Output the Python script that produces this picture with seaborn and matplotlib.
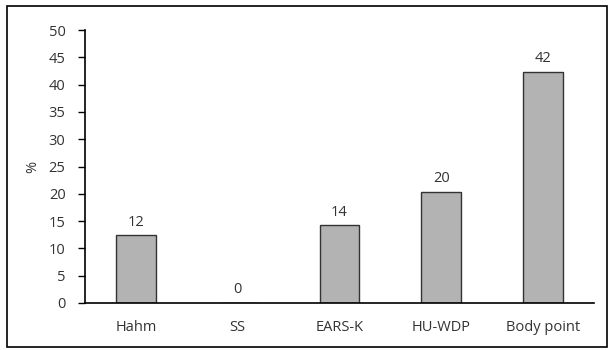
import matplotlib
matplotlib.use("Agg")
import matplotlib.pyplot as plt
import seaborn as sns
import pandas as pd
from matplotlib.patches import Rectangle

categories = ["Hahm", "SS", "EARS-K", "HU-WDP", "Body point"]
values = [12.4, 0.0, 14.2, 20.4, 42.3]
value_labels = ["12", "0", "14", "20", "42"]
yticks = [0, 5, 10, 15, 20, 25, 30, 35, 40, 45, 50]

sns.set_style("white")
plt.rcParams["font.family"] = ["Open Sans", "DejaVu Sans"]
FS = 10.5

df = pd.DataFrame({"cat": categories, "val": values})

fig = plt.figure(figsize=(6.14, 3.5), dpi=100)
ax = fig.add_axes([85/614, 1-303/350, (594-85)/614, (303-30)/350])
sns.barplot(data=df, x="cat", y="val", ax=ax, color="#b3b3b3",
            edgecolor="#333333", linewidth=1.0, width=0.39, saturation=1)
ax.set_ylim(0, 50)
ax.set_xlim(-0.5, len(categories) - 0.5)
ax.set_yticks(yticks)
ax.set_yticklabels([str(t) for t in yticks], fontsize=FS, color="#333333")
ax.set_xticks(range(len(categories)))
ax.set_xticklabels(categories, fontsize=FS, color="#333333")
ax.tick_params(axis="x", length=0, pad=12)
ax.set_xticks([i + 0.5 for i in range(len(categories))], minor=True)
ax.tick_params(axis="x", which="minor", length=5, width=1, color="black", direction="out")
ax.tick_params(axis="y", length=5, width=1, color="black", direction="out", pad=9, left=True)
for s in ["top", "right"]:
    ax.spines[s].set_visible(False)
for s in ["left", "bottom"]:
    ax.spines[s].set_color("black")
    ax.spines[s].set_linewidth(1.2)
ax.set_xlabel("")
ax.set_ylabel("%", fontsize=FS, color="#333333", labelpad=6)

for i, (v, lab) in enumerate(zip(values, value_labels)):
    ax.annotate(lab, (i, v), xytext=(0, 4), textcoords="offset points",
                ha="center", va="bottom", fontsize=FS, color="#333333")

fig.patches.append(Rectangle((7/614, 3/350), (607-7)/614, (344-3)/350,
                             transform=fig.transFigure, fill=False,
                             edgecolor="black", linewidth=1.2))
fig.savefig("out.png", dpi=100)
---
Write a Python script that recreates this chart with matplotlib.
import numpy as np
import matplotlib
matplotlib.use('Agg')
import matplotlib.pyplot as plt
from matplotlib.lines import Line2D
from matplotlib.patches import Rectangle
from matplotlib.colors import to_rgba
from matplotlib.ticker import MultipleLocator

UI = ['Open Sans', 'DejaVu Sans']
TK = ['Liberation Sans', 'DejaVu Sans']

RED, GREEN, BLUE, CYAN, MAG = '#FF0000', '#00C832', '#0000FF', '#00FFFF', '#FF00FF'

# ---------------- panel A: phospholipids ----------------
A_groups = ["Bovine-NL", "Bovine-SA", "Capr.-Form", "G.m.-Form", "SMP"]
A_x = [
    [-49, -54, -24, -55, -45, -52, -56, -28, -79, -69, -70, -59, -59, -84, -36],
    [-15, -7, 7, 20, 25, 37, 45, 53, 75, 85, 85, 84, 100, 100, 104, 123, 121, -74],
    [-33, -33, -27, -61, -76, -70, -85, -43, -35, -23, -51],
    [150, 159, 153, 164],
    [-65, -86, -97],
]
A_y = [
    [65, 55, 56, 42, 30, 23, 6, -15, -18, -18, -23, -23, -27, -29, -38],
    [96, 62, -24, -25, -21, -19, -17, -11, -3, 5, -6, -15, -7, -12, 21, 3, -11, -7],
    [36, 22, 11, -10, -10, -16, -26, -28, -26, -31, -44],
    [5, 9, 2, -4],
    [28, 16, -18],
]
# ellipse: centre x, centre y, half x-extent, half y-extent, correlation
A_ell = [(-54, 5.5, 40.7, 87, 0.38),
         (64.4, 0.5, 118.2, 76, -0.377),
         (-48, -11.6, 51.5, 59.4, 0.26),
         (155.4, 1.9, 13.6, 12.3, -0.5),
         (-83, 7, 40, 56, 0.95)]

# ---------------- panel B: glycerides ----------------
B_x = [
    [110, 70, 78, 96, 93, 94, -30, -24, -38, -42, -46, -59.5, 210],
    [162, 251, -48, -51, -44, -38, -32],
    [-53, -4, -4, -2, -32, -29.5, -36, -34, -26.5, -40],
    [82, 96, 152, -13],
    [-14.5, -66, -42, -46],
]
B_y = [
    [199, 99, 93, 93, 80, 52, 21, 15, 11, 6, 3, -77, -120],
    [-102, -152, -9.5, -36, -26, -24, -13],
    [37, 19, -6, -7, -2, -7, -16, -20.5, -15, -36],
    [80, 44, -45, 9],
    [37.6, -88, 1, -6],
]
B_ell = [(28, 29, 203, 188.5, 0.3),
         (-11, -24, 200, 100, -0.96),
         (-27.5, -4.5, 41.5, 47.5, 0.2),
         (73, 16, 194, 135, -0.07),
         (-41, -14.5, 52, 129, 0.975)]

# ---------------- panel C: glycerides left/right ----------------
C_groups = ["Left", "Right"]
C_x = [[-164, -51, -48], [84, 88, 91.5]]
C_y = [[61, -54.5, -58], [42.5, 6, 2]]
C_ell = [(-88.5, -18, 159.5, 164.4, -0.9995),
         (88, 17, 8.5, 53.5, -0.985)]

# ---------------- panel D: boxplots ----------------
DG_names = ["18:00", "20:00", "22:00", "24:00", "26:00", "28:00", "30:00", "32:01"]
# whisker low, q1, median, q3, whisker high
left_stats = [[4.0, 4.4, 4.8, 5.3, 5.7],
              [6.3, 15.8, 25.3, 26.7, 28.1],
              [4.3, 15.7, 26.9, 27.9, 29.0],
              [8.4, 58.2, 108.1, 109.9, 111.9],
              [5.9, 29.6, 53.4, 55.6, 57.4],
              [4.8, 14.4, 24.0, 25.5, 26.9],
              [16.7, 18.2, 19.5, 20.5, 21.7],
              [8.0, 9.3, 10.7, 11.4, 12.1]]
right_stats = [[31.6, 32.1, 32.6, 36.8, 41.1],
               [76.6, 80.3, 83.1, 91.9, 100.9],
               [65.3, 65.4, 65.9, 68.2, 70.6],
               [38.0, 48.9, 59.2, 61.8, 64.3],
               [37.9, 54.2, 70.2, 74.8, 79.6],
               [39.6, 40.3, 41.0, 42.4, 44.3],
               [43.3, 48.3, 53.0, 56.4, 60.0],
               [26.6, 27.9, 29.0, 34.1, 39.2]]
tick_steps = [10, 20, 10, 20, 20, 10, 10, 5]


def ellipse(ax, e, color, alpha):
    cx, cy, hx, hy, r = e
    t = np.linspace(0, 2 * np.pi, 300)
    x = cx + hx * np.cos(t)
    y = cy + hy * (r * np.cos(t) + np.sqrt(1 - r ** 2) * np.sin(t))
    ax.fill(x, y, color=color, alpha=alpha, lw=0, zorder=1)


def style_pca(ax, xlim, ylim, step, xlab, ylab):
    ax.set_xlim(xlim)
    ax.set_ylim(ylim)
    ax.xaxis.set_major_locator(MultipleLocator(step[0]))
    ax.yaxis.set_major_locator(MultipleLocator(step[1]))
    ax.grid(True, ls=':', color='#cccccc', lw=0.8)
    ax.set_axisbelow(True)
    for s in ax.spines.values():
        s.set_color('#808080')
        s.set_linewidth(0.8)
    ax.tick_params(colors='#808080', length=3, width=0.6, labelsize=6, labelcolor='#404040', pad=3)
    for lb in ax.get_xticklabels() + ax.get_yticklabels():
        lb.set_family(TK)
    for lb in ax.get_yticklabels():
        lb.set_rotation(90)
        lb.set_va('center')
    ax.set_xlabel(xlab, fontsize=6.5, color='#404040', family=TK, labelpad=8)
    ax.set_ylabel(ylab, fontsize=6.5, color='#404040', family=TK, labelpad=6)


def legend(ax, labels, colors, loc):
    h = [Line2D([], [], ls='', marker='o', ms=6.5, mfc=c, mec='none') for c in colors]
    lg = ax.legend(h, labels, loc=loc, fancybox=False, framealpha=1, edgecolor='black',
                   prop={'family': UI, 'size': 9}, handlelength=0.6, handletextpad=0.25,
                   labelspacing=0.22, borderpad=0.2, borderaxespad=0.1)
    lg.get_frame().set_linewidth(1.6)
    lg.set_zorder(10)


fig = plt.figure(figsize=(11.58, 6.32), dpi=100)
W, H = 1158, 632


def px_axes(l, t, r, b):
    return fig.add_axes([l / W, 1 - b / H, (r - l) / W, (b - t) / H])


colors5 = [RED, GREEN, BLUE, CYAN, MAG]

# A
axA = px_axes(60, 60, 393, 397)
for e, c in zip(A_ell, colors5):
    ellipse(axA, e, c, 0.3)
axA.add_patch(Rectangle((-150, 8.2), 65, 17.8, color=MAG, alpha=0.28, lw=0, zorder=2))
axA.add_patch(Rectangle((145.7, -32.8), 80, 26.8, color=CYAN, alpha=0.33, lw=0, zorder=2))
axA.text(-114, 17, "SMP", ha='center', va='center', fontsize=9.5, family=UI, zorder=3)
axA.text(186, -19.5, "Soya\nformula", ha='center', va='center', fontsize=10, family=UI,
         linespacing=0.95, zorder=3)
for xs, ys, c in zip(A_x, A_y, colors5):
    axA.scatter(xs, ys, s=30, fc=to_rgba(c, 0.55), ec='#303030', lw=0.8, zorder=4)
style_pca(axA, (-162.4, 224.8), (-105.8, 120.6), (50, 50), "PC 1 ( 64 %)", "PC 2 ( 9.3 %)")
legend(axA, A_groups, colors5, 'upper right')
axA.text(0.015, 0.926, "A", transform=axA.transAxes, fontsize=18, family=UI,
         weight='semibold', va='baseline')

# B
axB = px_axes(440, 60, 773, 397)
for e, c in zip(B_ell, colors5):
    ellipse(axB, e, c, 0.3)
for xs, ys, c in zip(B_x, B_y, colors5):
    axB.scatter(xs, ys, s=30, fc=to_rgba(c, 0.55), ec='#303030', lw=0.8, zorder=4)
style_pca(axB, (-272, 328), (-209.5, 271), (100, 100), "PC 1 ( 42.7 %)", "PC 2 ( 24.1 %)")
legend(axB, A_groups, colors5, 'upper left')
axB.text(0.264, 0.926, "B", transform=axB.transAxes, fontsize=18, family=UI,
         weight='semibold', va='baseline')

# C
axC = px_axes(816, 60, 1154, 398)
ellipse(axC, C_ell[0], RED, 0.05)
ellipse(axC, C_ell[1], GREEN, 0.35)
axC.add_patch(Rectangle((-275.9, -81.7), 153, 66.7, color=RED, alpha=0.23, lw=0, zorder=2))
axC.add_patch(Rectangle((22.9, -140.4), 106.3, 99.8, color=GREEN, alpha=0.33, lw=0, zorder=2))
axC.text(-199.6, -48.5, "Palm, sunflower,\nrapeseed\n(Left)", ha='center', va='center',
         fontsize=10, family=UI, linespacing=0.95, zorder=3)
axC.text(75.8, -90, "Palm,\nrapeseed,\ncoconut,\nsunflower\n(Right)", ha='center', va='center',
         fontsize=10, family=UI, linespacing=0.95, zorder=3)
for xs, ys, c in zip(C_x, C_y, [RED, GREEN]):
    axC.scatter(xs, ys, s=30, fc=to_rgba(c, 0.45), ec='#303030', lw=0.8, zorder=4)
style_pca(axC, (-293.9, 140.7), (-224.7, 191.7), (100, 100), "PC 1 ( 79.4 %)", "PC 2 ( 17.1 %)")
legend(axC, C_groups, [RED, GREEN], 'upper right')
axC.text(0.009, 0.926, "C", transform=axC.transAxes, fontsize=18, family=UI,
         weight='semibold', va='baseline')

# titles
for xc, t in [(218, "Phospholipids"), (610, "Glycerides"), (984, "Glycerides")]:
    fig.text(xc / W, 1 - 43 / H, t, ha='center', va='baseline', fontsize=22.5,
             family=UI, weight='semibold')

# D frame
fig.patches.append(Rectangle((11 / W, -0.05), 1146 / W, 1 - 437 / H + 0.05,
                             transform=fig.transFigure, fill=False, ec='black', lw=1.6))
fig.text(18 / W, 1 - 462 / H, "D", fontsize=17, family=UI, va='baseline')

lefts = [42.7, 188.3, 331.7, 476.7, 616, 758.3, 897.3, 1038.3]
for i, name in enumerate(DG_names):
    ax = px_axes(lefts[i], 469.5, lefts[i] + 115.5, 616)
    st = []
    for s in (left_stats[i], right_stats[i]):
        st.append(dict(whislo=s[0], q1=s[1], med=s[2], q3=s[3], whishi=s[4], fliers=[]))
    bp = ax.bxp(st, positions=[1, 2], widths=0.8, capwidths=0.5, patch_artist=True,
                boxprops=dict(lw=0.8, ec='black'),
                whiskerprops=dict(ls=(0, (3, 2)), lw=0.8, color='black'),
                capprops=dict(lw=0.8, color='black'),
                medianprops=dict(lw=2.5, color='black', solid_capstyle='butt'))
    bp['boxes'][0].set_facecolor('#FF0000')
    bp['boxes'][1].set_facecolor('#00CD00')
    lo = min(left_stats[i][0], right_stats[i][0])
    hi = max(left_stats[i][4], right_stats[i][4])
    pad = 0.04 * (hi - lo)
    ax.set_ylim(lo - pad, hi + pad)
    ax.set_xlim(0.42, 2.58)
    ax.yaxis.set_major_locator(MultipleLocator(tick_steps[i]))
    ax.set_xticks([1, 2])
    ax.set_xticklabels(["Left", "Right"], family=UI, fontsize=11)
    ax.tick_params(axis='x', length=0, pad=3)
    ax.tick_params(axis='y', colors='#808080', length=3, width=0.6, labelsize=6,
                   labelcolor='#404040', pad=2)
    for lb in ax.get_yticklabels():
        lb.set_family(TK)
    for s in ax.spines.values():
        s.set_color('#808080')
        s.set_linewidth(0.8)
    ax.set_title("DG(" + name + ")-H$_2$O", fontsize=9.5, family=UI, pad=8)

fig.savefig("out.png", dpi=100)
* * *
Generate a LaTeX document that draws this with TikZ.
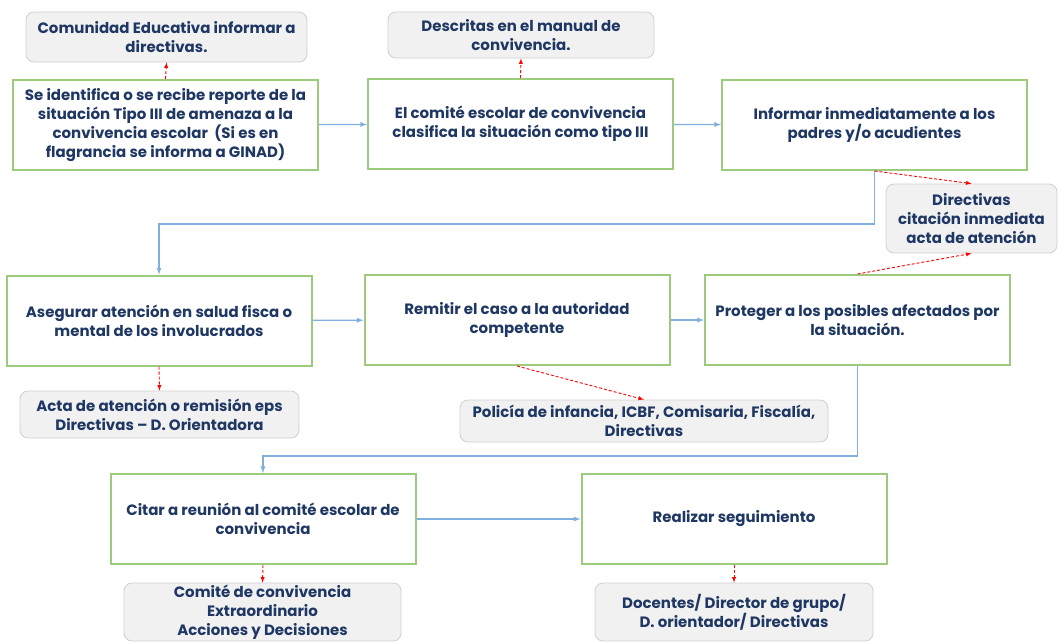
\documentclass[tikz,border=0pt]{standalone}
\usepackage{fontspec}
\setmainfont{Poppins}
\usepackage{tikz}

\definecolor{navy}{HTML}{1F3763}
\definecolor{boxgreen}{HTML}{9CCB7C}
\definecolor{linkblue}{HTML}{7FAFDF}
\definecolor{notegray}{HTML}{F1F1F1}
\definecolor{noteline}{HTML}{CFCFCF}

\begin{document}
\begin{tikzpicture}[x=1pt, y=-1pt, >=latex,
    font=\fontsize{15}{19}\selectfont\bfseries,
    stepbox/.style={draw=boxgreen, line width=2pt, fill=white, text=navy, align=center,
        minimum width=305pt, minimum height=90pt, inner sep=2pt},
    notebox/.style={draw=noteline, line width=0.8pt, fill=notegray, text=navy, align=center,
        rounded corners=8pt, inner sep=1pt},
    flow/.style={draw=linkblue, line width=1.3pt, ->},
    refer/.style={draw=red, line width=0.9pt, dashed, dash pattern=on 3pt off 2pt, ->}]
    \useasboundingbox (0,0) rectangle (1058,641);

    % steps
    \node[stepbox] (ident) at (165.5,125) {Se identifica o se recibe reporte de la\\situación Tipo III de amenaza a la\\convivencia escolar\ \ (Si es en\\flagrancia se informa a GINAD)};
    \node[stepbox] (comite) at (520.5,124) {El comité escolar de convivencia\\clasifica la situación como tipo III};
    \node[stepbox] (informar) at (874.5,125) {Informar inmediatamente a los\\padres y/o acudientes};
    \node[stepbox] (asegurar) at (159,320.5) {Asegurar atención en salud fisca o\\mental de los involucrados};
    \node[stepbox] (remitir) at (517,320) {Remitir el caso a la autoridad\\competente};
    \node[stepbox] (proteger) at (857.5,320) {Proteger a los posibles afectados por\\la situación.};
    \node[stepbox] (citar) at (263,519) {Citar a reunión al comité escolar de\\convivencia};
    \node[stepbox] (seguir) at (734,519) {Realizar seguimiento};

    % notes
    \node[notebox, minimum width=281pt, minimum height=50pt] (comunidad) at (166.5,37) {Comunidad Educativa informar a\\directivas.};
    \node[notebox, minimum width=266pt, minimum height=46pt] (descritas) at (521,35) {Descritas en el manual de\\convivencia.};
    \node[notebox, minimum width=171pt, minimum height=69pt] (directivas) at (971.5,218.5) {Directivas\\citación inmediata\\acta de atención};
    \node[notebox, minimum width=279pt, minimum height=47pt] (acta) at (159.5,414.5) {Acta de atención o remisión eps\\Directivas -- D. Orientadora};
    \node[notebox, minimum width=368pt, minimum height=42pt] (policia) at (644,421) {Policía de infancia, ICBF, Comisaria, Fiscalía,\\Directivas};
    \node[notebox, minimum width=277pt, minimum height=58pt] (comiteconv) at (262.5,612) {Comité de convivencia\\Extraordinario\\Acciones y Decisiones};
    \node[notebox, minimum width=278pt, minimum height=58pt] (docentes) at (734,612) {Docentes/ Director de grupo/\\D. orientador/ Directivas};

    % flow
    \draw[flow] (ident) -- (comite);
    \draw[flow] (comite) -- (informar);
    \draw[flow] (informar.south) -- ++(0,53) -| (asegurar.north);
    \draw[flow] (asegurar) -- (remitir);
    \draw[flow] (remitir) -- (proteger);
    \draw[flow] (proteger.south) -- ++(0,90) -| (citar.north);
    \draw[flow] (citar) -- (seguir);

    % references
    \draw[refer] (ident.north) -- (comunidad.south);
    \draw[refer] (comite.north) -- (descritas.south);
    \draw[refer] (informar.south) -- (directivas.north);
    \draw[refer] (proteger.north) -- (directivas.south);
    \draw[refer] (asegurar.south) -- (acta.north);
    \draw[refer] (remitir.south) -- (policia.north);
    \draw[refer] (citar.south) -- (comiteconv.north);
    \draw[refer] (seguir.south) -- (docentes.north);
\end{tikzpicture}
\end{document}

▶ _What the task asks_
Using the data above, extract exactly the lines from the one that holds "Write a Python" to the one that holds "(-83, 7, 40, 56, 0.95)]", both ends included, and no others.

▶ _Output for this exercise_
Write a Python script that recreates this chart with matplotlib.
import numpy as np
import matplotlib
matplotlib.use('Agg')
import matplotlib.pyplot as plt
from matplotlib.lines import Line2D
from matplotlib.patches import Rectangle
from matplotlib.colors import to_rgba
from matplotlib.ticker import MultipleLocator

UI = ['Open Sans', 'DejaVu Sans']
TK = ['Liberation Sans', 'DejaVu Sans']

RED, GREEN, BLUE, CYAN, MAG = '#FF0000', '#00C832', '#0000FF', '#00FFFF', '#FF00FF'

# ---------------- panel A: phospholipids ----------------
A_groups = ["Bovine-NL", "Bovine-SA", "Capr.-Form", "G.m.-Form", "SMP"]
A_x = [
    [-49, -54, -24, -55, -45, -52, -56, -28, -79, -69, -70, -59, -59, -84, -36],
    [-15, -7, 7, 20, 25, 37, 45, 53, 75, 85, 85, 84, 100, 100, 104, 123, 121, -74],
    [-33, -33, -27, -61, -76, -70, -85, -43, -35, -23, -51],
    [150, 159, 153, 164],
    [-65, -86, -97],
]
A_y = [
    [65, 55, 56, 42, 30, 23, 6, -15, -18, -18, -23, -23, -27, -29, -38],
    [96, 62, -24, -25, -21, -19, -17, -11, -3, 5, -6, -15, -7, -12, 21, 3, -11, -7],
    [36, 22, 11, -10, -10, -16, -26, -28, -26, -31, -44],
    [5, 9, 2, -4],
    [28, 16, -18],
]
# ellipse: centre x, centre y, half x-extent, half y-extent, correlation
A_ell = [(-54, 5.5, 40.7, 87, 0.38),
         (64.4, 0.5, 118.2, 76, -0.377),
         (-48, -11.6, 51.5, 59.4, 0.26),
         (155.4, 1.9, 13.6, 12.3, -0.5),
         (-83, 7, 40, 56, 0.95)]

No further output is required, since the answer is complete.